Israel’s Netanyahu to Meet Trump in Washington on Feb. 4 Amid Gaza Ceasefire
US President Donald Trump and Israel’s Prime Minister Benjamin Netanyahu talk in the midst of a joint news conference in the White House in Washington, US, Jan. 28, 2020. Photo: REUTERS/Brendan McDermid
Israeli Prime Minister Benjamin Netanyahu will meet with US President Donald Trump at the White House on Feb. 4, the two governments said on Tuesday.
The meeting is set to take place amid a fragile six-week ceasefire that has brought a temporary pause to 15 months of fighting between Israel and Palestinian terrorist group Hamas in Gaza.
Trump told reporters aboard Air Force One on Monday that he wants Egypt to take in Palestinians from Gaza, where much of the population has been displaced by Israel’s military response to Hamas’s Oct. 7, 2023 invasion of and massacre across southern Israel.
“I wish he would take some. We help them a lot, and I’m sure he can help us,” Trump said of Egyptian President Abdel Fattah al-Sisi, whom he called a “friend.”
“I’d like to get them living in an area where they can live without disruption and revolution and violence,” Trump said of Palestinians in Gaza.
Trump‘s comments come after he floated at the weekend the idea that Egypt and Jordan, which border Israel and the Palestinian territories to the south and east, respectively, should take in Palestinians from Gaza because “almost everything is demolished and people are dying there.”
The new US president said he made the request in a phone call with Jordan’s King Abdullah on Saturday.
Jordan is already home to several million Palestinians, while tens of thousands live in Egypt. Both countries pushed back over the weekend after Trump said they should take in Palestinians from Gaza.
The suggestion was also rejected by Hamas, the Palestinian terrorist group that runs Gaza, and Western-backed Palestinian President Mahmoud Abbas, who exercises limited self-rule in the West Bank.
Egypt, Jordan, and other Arab countries oppose removing Palestinians from Gaza, in part because it is land that Palestinians want as part of a future Palestinian state.
Hamas started the Gaza war with its invasion of southern Israel on Oct. 7, 2023, when Palestinian terrorists murdered 1,200 people and kidnapped 251 hostages during their onslaught.
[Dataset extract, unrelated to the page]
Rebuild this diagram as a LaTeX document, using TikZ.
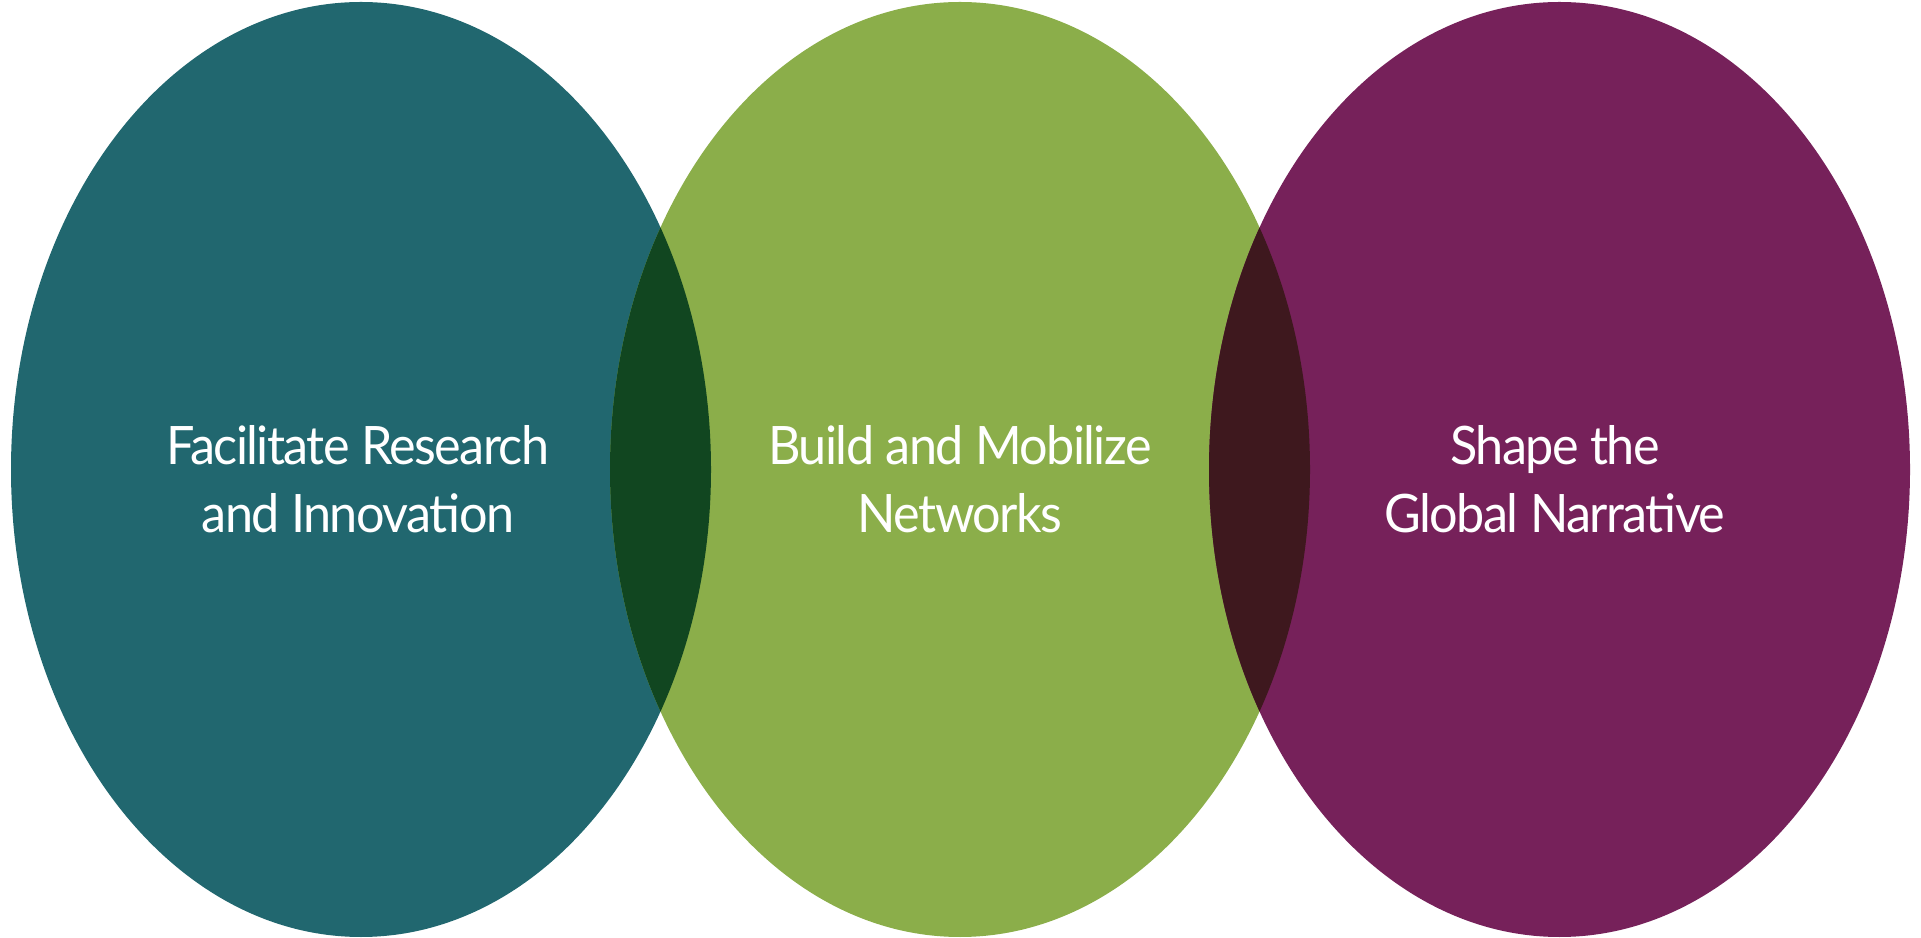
\documentclass[tikz,border=0pt]{standalone}
\usepackage{fontspec}
\setmainfont{Lato}[FakeStretch=0.95, LetterSpace=-3]
\definecolor{cteal}{RGB}{33,103,111}
\definecolor{cgreen}{RGB}{139,174,74}
\definecolor{cpurple}{RGB}{118,33,90}
\definecolor{covA}{RGB}{17,70,32}
\definecolor{covB}{RGB}{62,24,30}
\tikzset{
  lbl/.style={text=white, align=center, font=\fontsize{53}{68}\selectfont, inner sep=0pt, anchor=base},
}
\begin{document}
\begin{tikzpicture}[x=1pt,y=1pt]
\useasboundingbox (0,0) rectangle (1921,937);
\fill[cteal] (361,467.5) ellipse [x radius=350, y radius=467.5];
\fill[cgreen] (960,467.5) ellipse [x radius=350, y radius=467.5];
\fill[cpurple] (1559.5,467.5) ellipse [x radius=350.5, y radius=467.5];
\begin{scope}
  \clip (361,467.5) ellipse [x radius=350, y radius=467.5];
  \fill[covA] (960,467.5) ellipse [x radius=350, y radius=467.5];
\end{scope}
\begin{scope}
  \clip (960,467.5) ellipse [x radius=350, y radius=467.5];
  \fill[covB] (1559.5,467.5) ellipse [x radius=350.5, y radius=467.5];
\end{scope}
\node[lbl] (t1) at (358,404) {Facilitate Research\\and Innovation};
\node[lbl] (t2) at (960,404) {Build and Mobilize\\Networks};
\node[lbl] (t3) at (1555,404) {Shape the\\Global Narrative};
\end{tikzpicture}
\end{document}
Israel responded with a military campaign aimed at freeing the hostages and dismantling Hamas’s military and governing capabilities in Gaza.
The fighting has currently paused amid a fragile ceasefire.
Under the terms of the ceasefire, agreed this month with Egyptian and Qatari mediation and US support, 33 hostages are due to be released during a six-week ceasefire, in exchange for hundreds of Palestinian prisoners, many of them serving life sentences in Israeli jails for involvement in terrorist activities. Seven hostages and 290 prisoners have so far been exchanged.
Displaced Palestinians began returning to their homes in Gaza City this week after 15 months of fighting.